I was going to be dan le'kaf zechus (after a fashion) and assume that Meiselman simply never even gave any thought to any of this. After all, he's a mathematician, not a scientist. But then I noticed that he does seem to address it. This is in the context of his explaining that aside from it being impossible to use science to date creation, when there were no laws of nature as we know them, the Mabul also prevents any historical analysis from taking place:
...Although it is possible that prior to the Mabul the world was subject to the same system of natural laws as afterwards, the details of the world may have been very different. We view a world reconstructed from chaos. The laws of physics and chemistry may be the same, but features such as weather patterns and the natural characteristics of the flora and fauna may be radically different from what they once were.
In a footnote, he adds the following:
Note also the change in animal behavior indicated by Bereyshis 9:5; cf. the Ramban’s discussion thereon.
BereIshis 9:5, which speaks about God holding animals accountable for killing humans, doesn't really indicate anything remotely definitive, but Ramban suggests that it might mean that before the Mabul, animals were all herbivores. That might have been a reasonable suggestion in Ramban's time, but it's simply laughable to propose it seriously today.
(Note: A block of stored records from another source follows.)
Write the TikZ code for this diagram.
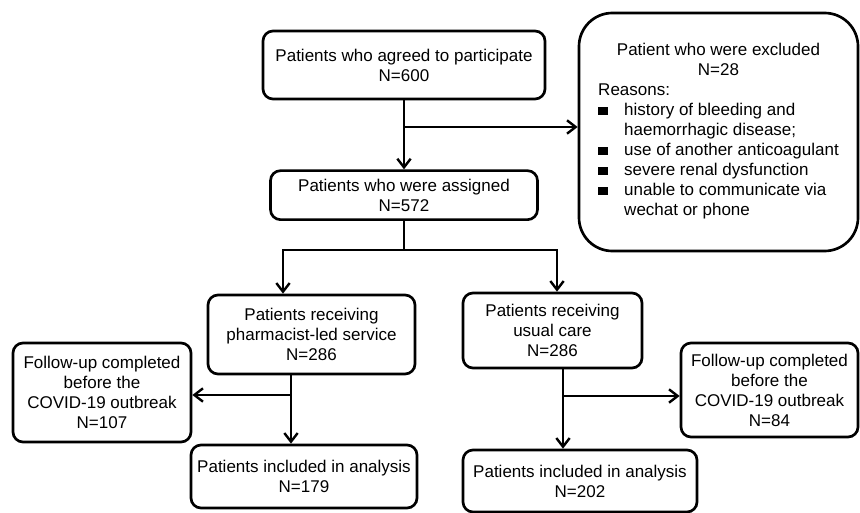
\documentclass[tikz,border=0pt]{standalone}
\usepackage{fontspec}
\setmainfont{Liberation Sans}
\usepackage{tikz}
\usetikzlibrary{arrows.meta,positioning}

\newcommand{\sqbullet}{\rule[0.6pt]{7.5pt}{6.5pt}}

\begin{document}
\begin{tikzpicture}[x=0.75pt, y=-0.75pt, node distance=51.75pt,
    box/.style={draw, line width=2pt, rounded corners=7.5pt, inner sep=0pt,
      align=center, font=\fontsize{12.75}{15}\selectfont},
    line/.style={line width=1.8pt},
    >={Straight Barb[length=6.5pt,width=10pt]}]
        \useasboundingbox (0,0) rectangle (860,513);

        \node[box, minimum width=211.5pt, minimum height=51pt] (A) at (404,65)
          {Patients who agreed to participate\\N=600};
        \node[box, minimum width=200.25pt, minimum height=36.75pt] (S) [below=of A]
          {Patients who were assigned\\N=572};
        \node[box, rounded corners=25pt, minimum width=209.25pt, minimum height=178.5pt] (E) at (718.5,132)
          {\begin{tabular}{@{}l@{\hspace{12pt}}l@{}}
             \multicolumn{2}{c}{Patient who were excluded}\\
             \multicolumn{2}{c}{N=28}\\
             \multicolumn{2}{@{}l}{Reasons:}\\
             \sqbullet & history of bleeding and\\
                       & haemorrhagic disease;\\
             \sqbullet & use of another anticoagulant\\
             \sqbullet & severe renal dysfunction\\
             \sqbullet & unable to communicate via\\
                       & wechat or phone
           \end{tabular}};

        \node[box, minimum width=155.25pt, minimum height=59.25pt] (P) at (311.5,334.5)
          {Patients receiving\\pharmacist-led service\\N=286};
        \node[box, minimum width=134.25pt, minimum height=56.25pt] (U) at (552.5,330.5)
          {Patients receiving\\usual care\\N=286};

        \node[box, minimum width=133.5pt, minimum height=74.25pt] (F1) at (102,392.5)
          {Follow-up completed\\before the\\COVID-19 outbreak\\N=107};
        \node[box, minimum width=132.75pt, minimum height=70.5pt] (F2) at (769.5,390)
          {Follow-up completed\\before the\\COVID-19 outbreak\\N=84};

        \node[box, minimum width=169.5pt, minimum height=47.25pt] (I1) at (304,476.5)
          {Patients included in analysis\\N=179};
        \node[box, minimum width=175.5pt, minimum height=46.5pt] (I2) at (580,481)
          {Patients included in analysis\\N=202};

        \coordinate (b1) at (404,127);
        \coordinate (bL) at (283,250);
        \coordinate (bR) at (557,250);
        \coordinate (b2) at (S.south |- bL);
        \coordinate (c1) at (291,395);
        \coordinate (c2) at (563,396);

        \draw[line, ->] (A) -- (S);
        \draw[line, ->] (b1) -- (b1 -| E.west);
        \draw[line] (S.south) -- (b2);
        \draw[line, ->] (b2) -| (bL |- P.north);
        \draw[line, ->] (b2) -| (bR |- U.north);
        \draw[line, ->] (c1 |- P.south) -- (c1 |- I1.north);
        \draw[line, ->] (c1) -- (c1 -| F1.east);
        \draw[line, ->] (c2 |- U.south) -- (c2 |- I2.north);
        \draw[line, ->] (c2) -- (c2 -| F2.west);
  \end{tikzpicture}
\end{document}
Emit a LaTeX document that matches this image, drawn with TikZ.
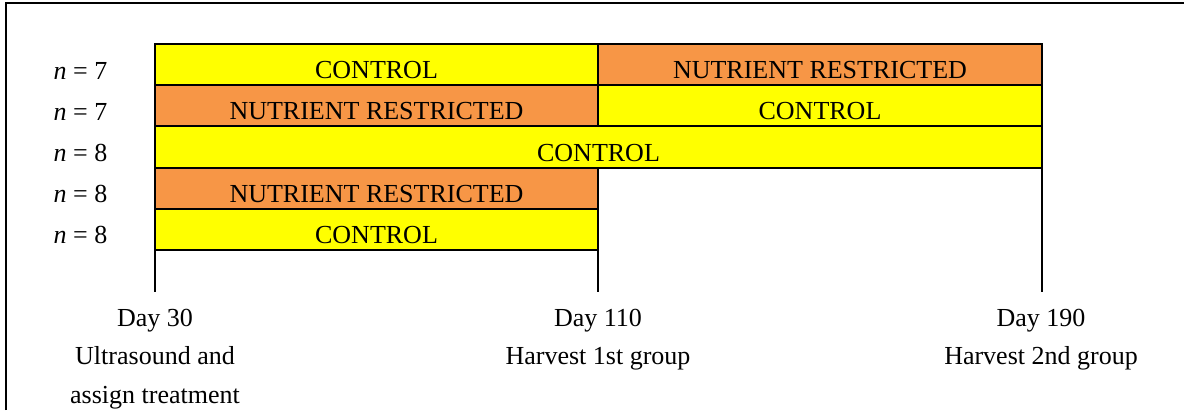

Is Meiselman claiming that Tyrannosaurus rex, veloceraptor, and saber-toothed cats all ate grass and leaves?! Aside from the fact that their physiology clearly shows that they were carnivores, we actually have fossilized remnants of their stomach contents and excrement, which show that they were carnivores - as well as a famous fossil of two dinosaurs that died locked in combat.
Contrary to Meiselman's claim, we know that the natural characteristics of the flora and fauna of prehistory were not radically different from today. We know a tremendous amount about them. We know what they ate and how they reproduced. We even have whole mammoths, frozen in ice, from which DNA has been extracted and sequenced - and it shows (unsurprisingly) that they are not too different from elephants. Their basic bodily processes functioned in the same way as that of modern animals. They lived in a world that was fundamentally the same as ours - not some bizarre scenario in which the very laws of nature were different, and in which complete lifecycles occurred in a nanosecond.
There are no indications that animal and plant life used to be fundamentally different. There is, however, an overwhelming mass of evidence that animal and plant life used to be fundamentally the same. And that there were countless generations of it. To denounce the claim of the world's antiquity as being mere "conjecture" predicated upon baseless assumptions, is arrogant nonsense.